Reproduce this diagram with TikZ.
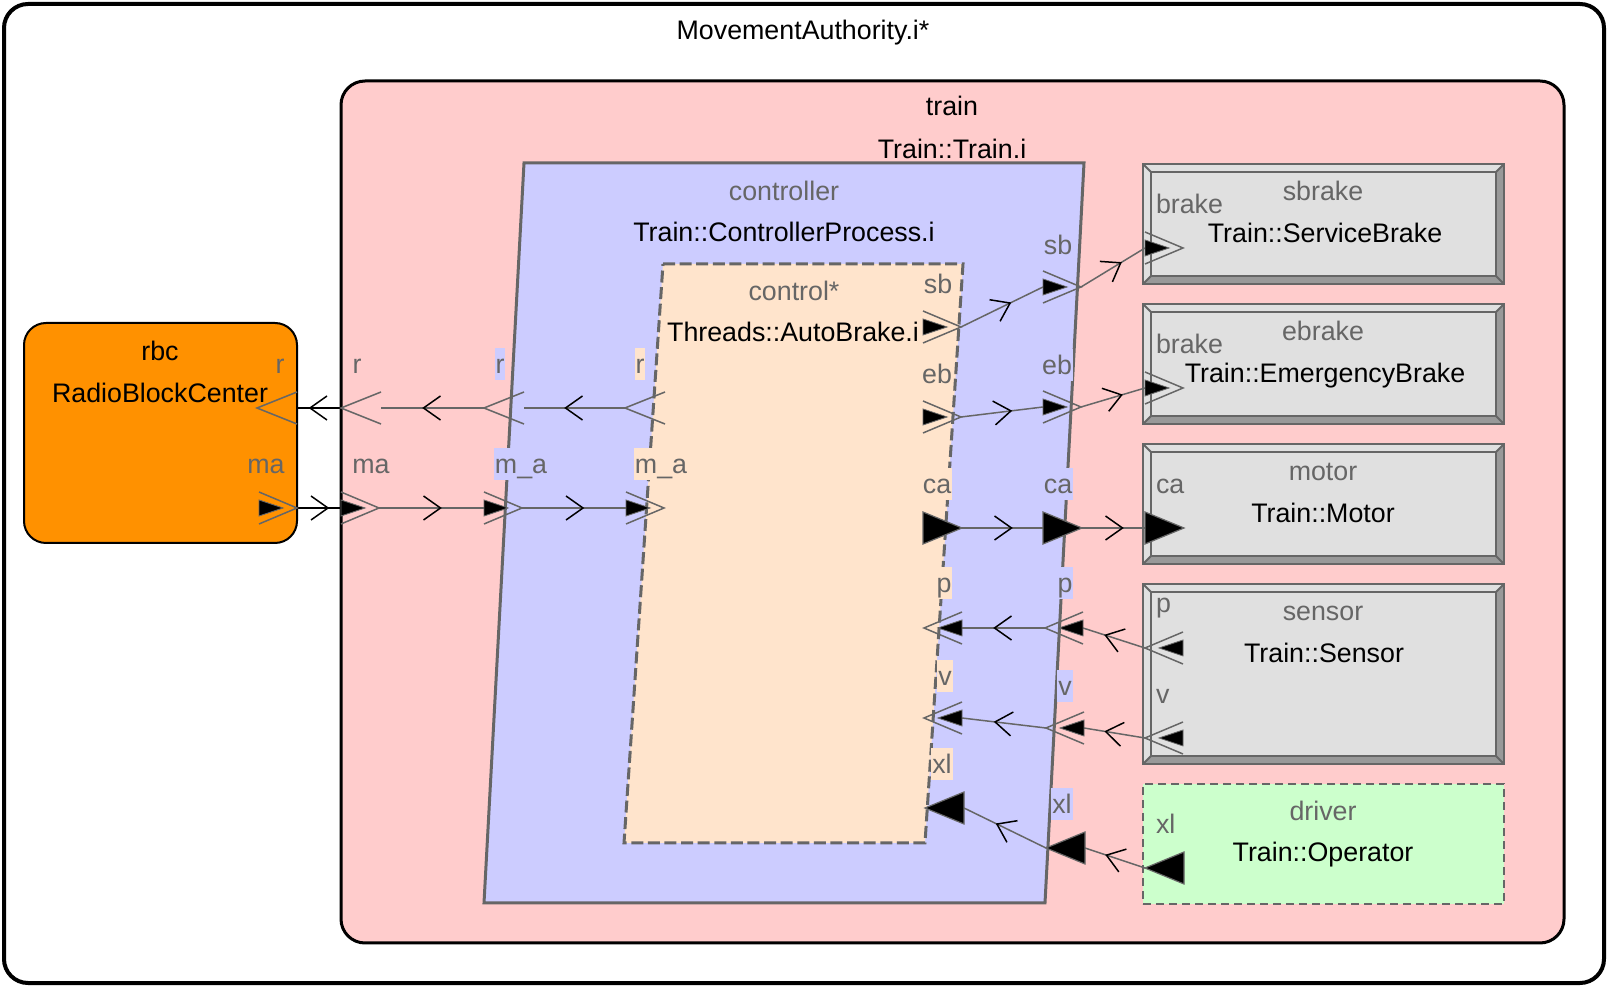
\documentclass[tikz,border=0pt]{standalone}
\usepackage{fontspec}
\setmainfont{Liberation Sans}
\usetikzlibrary{decorations.markings,calc}
\definecolor{grayline}{HTML}{666666}
\definecolor{labgray}{HTML}{666666}
\definecolor{trainpink}{HTML}{FFCCCC}
\definecolor{ctrlblue}{HTML}{CCCCFF}
\definecolor{thrbisque}{HTML}{FFE4CC}
\definecolor{rbcorange}{HTML}{FF9100}
\definecolor{boxgray}{HTML}{E0E0E0}
\definecolor{bevelgray}{HTML}{999999}
\definecolor{drvgreen}{HTML}{CCFFCC}
\newcommand{\bevelize}[1]{%
  \fill[bevelgray] (#1.south west) -- (#1.south east) -- ($(#1.south east)+(-8,-8)$) -- ($(#1.south west)+(8,-8)$) -- cycle;
  \fill[bevelgray] (#1.north east) -- (#1.south east) -- ($(#1.south east)+(-8,-8)$) -- ($(#1.north east)+(-8,8)$) -- cycle;
  \draw[grayline, line width=1pt] ($(#1.north west)+(8,8)$) rectangle ($(#1.south east)+(-8,-8)$);
  \draw[grayline, line width=1pt] (#1.north west) -- ++(8,8) (#1.north east) -- ++(-8,8)
       (#1.south west) -- ++(8,-8) (#1.south east) -- ++(-8,-8);
  \draw[grayline, line width=1pt] (#1.north west) rectangle (#1.south east);
}
\begin{document}
\begin{tikzpicture}[x=0.5pt,y=-0.5pt,
  every node/.style={font=\fontsize{13.4}{15}\selectfont, inner sep=0pt, outer sep=0pt},
  ttl/.style={text=black, text height=12.5pt, text depth=3pt},
  inst/.style={text=labgray, text height=12.5pt, text depth=3pt},
  plab/.style={text=labgray, text height=12.5pt, text depth=3pt, inner xsep=0.5pt, inner ysep=0.25pt},
  ctlab/.style={plab, fill=ctrlblue},
  thlab/.style={plab, fill=thrbisque},
  compbox/.style={draw=grayline, fill=boxgray, line width=1pt, rectangle, minimum width=180.5pt},
  conn/.style={draw=grayline, line width=0.75pt, postaction={decorate},
    decoration={markings, mark=at position 0.5 with {\draw[black, line width=0.75pt] (-8,-12) -- (9,0) -- (-8,12);}}},
  conntop/.style={conn, draw=black},
  evport/.pic={\draw[grayline, line width=0.75pt] (0,-16) -- (40,0) -- (0,16);},
  evdport/.pic={\draw[grayline, line width=0.75pt] (0,-16) -- (38,0) -- (0,16);
                \filldraw[fill=black, draw=grayline, line width=0.4pt] (0,-8) -- (24,0) -- (0,8) -- cycle;},
  dport/.pic={\filldraw[fill=black, draw=grayline, line width=0.6pt] (0,-16) -- (39,0) -- (0,16) -- cycle;}
]
\useasboundingbox (0,0) rectangle (1608,988);

% outer frame
\node[draw=black, fill=white, line width=2pt, rounded corners=12pt, minimum width=800pt, minimum height=489.5pt] (outer) at (804,493.5) {};
\node[ttl] (title) at (803,30) {MovementAuthority.i*};

% train
\node[draw=black, fill=trainpink, line width=1.5pt, rounded corners=12pt, minimum width=611.5pt, minimum height=431pt] (train) at (952.5,512) {};
\node[ttl] (trainname) at (952,106) {train};
\node[ttl] (traintype) at (952,149) {Train::Train.i};

% rbc
\node[draw=black, fill=rbcorange, line width=1pt, rounded corners=11pt, minimum width=136.5pt, minimum height=110pt] (rbc) at (160.5,433) {};
\node[ttl] (rbcname) at (160,351) {rbc};
\node[ttl] (rbctype) at (160,393) {RadioBlockCenter};

% controller process
\draw[grayline, fill=ctrlblue, line width=1.5pt] (524,163) coordinate (ctTL) -- (1084,163) coordinate (ctTR)
   -- (1045,903) coordinate (ctBR) -- (484,903) coordinate (ctBL) -- cycle;
\node[inst] (ctname) at (784,191) {controller};
\node[ttl] (cttype) at (784,232) {Train::ControllerProcess.i};

% control thread
\draw[grayline, fill=thrbisque, line width=1.5pt, dash pattern=on 6pt off 2.3pt] (663,264) coordinate (thTL) -- (963,264) coordinate (thTR)
   -- (925,843) coordinate (thBR) -- (624,843) coordinate (thBL) -- cycle;
\node[inst] (thname) at (794,291) {control*};
\node[ttl] (thtype) at (793,332) {Threads::AutoBrake.i};

% components
\node[compbox, minimum height=60pt] (sbrake) at (1323.5,224) {};
\bevelize{sbrake}
\node[compbox, minimum height=60pt] (ebrake) at (1323.5,364) {};
\bevelize{ebrake}
\node[compbox, minimum height=60pt] (motor) at (1323.5,504) {};
\bevelize{motor}
\node[compbox, minimum height=90pt] (sensor) at (1323.5,674) {};
\bevelize{sensor}
\node[draw=grayline, fill=drvgreen, line width=1pt, dash pattern=on 4pt off 2.5pt, minimum width=180.5pt, minimum height=60pt] (driver) at (1323.5,844) {};

\node[inst] (sbname) at (1323,191) {sbrake};
\node[ttl] (sbtype) at (1325,233) {Train::ServiceBrake};
\node[inst] (ebname) at (1323,331) {ebrake};
\node[ttl] (ebtype) at (1325,373) {Train::EmergencyBrake};
\node[inst] (moname) at (1323,471) {motor};
\node[ttl] (motype) at (1323,513) {Train::Motor};
\node[inst] (sename) at (1323,611) {sensor};
\node[ttl] (setype) at (1324,653) {Train::Sensor};
\node[inst] (drname) at (1323,811) {driver};
\node[ttl] (drtype) at (1323,852) {Train::Operator};

% port coordinates
\coordinate (rbc-r) at (297,408);   \coordinate (rbc-r-t) at (257,408);
\coordinate (tr-r) at (381,408);    \coordinate (tr-r-t) at (341,408);
\coordinate (ct-r) at (524,408);    \coordinate (ct-r-t) at (484,408);
\coordinate (th-r) at (665,408);    \coordinate (th-r-t) at (625,408);
\coordinate (rbc-ma) at (259,508);  \coordinate (rbc-ma-t) at (297,508);
\coordinate (tr-ma) at (341,508);   \coordinate (tr-ma-t) at (379,508);
\coordinate (ct-ma) at (484,508);   \coordinate (ct-ma-t) at (522,508);
\coordinate (th-ma) at (626,508);   \coordinate (th-ma-t) at (664,508);
\coordinate (th-sb) at (923,327);   \coordinate (th-sb-t) at (961,327);
\coordinate (ct-sb) at (1043,287);  \coordinate (ct-sb-t) at (1081,287);
\coordinate (sb-brake) at (1145,248);
\coordinate (th-eb) at (923,417);   \coordinate (th-eb-t) at (961,417);
\coordinate (ct-eb) at (1043,407);  \coordinate (ct-eb-t) at (1081,407);
\coordinate (eb-brake) at (1145,388);
\coordinate (th-ca) at (923,528);   \coordinate (th-ca-t) at (962,528);
\coordinate (ct-ca) at (1043,528);  \coordinate (ct-ca-t) at (1082,528);
\coordinate (mo-ca) at (1145,528);
\coordinate (se-p) at (1183,648);   \coordinate (se-p-t) at (1145,648);
\coordinate (ct-p) at (1083,628);   \coordinate (ct-p-t) at (1045,628);
\coordinate (th-p) at (962,628);
\coordinate (se-v) at (1183,738);   \coordinate (se-v-t) at (1145,738);
\coordinate (ct-v) at (1084,728);   \coordinate (ct-v-t) at (1046,728);
\coordinate (th-v) at (962,718);
\coordinate (dr-xl) at (1184,868);  \coordinate (dr-xl-t) at (1145,868);
\coordinate (ct-xl) at (1085,848);  \coordinate (ct-xl-t) at (1046,848);
\coordinate (th-xl) at (964,808);

% connections
\draw[conn] (th-r-t) -- (ct-r);
\draw[conn] (ct-r-t) -- (tr-r);
\draw[conntop] (tr-r-t) -- (rbc-r);
\draw[conntop] (rbc-ma-t) -- (tr-ma);
\draw[conn] (tr-ma-t) -- (ct-ma);
\draw[conn] (ct-ma-t) -- (th-ma);
\draw[conn] (th-sb-t) -- (ct-sb);
\draw[conn] (ct-sb-t) -- (sb-brake);
\draw[conn] (th-eb-t) -- (ct-eb);
\draw[conn] (ct-eb-t) -- (eb-brake);
\draw[conn] (th-ca-t) -- (ct-ca);
\draw[conn] (ct-ca-t) -- (mo-ca);
\draw[conn] (se-p-t) -- (ct-p);
\draw[conn] (ct-p-t) -- (th-p);
\draw[conn] (se-v-t) -- (ct-v);
\draw[conn] (ct-v-t) -- (th-v);
\draw[conn] (dr-xl-t) -- (ct-xl);
\draw[conn] (ct-xl-t) -- (th-xl);

% ports
\pic[rotate=180] at (rbc-r) {evport};
\pic[rotate=180] at (tr-r) {evport};
\pic[rotate=180] at (ct-r) {evport};
\pic[rotate=180] at (th-r) {evport};
\pic at (rbc-ma) {evdport};
\pic at (tr-ma) {evdport};
\pic at (ct-ma) {evdport};
\pic at (th-ma) {evdport};
\pic at (th-sb) {evdport};
\pic at (ct-sb) {evdport};
\pic at (sb-brake) {evdport};
\pic at (th-eb) {evdport};
\pic at (ct-eb) {evdport};
\pic at (eb-brake) {evdport};
\pic at (th-ca) {dport};
\pic at (ct-ca) {dport};
\pic at (mo-ca) {dport};
\pic[rotate=180] at (se-p) {evdport};
\pic[rotate=180] at (ct-p) {evdport};
\pic[rotate=180] at (th-p) {evdport};
\pic[rotate=180] at (se-v) {evdport};
\pic[rotate=180] at (ct-v) {evdport};
\pic[rotate=180] at (th-v) {evdport};
\pic[rotate=180] at (dr-xl) {dport};
\pic[rotate=180] at (ct-xl) {dport};
\pic[rotate=180] at (th-xl) {dport};

% port labels
\node[plab] (l-rbc-r) at (280,364) {r};
\node[plab] (l-rbc-ma) at (266,464) {ma};
\node[plab] (l-tr-r) at (357,364) {r};
\node[plab] (l-tr-ma) at (371,464) {ma};
\node[ctlab] (l-ct-r) at (500,364) {r};
\node[ctlab] (l-ct-ma) at (521,464) {m\_a};
\node[ctlab] (l-ct-sb) at (1058,245) {sb};
\node[ctlab] (l-ct-eb) at (1057,365) {eb};
\node[ctlab] (l-ct-ca) at (1058,484) {ca};
\node[ctlab] (l-ct-p) at (1065,583) {p};
\node[ctlab] (l-ct-v) at (1065,686) {v};
\node[ctlab] (l-ct-xl) at (1062,804) {xl};
\node[thlab] (l-th-r) at (640,364) {r};
\node[thlab] (l-th-ma) at (661,464) {m\_a};
\node[thlab] (l-th-sb) at (938,284) {sb};
\node[thlab] (l-th-eb) at (937,374) {eb};
\node[thlab] (l-th-ca) at (937,484) {ca};
\node[thlab] (l-th-p) at (944,583) {p};
\node[thlab] (l-th-v) at (945,676) {v};
\node[thlab] (l-th-xl) at (942,764) {xl};
\node[plab, anchor=west] (l-sb-brake) at (1155,204) {brake};
\node[plab, anchor=west] (l-eb-brake) at (1155,344) {brake};
\node[plab, anchor=west] (l-mo-ca) at (1155,484) {ca};
\node[plab, anchor=west] (l-se-p) at (1155,603) {p};
\node[plab, anchor=west] (l-se-v) at (1155,694) {v};
\node[plab, anchor=west] (l-dr-xl) at (1155,824) {xl};
\end{tikzpicture}
\end{document}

━━━━

THE REQUEST -> From the data, collect all lines where the string "with" appears.

OUTPUT FOR THIS TASK ->
Reproduce this diagram with TikZ.
    decoration={markings, mark=at position 0.5 with {\draw[black, line width=0.75pt] (-8,-12) -- (9,0) -- (-8,12);}}},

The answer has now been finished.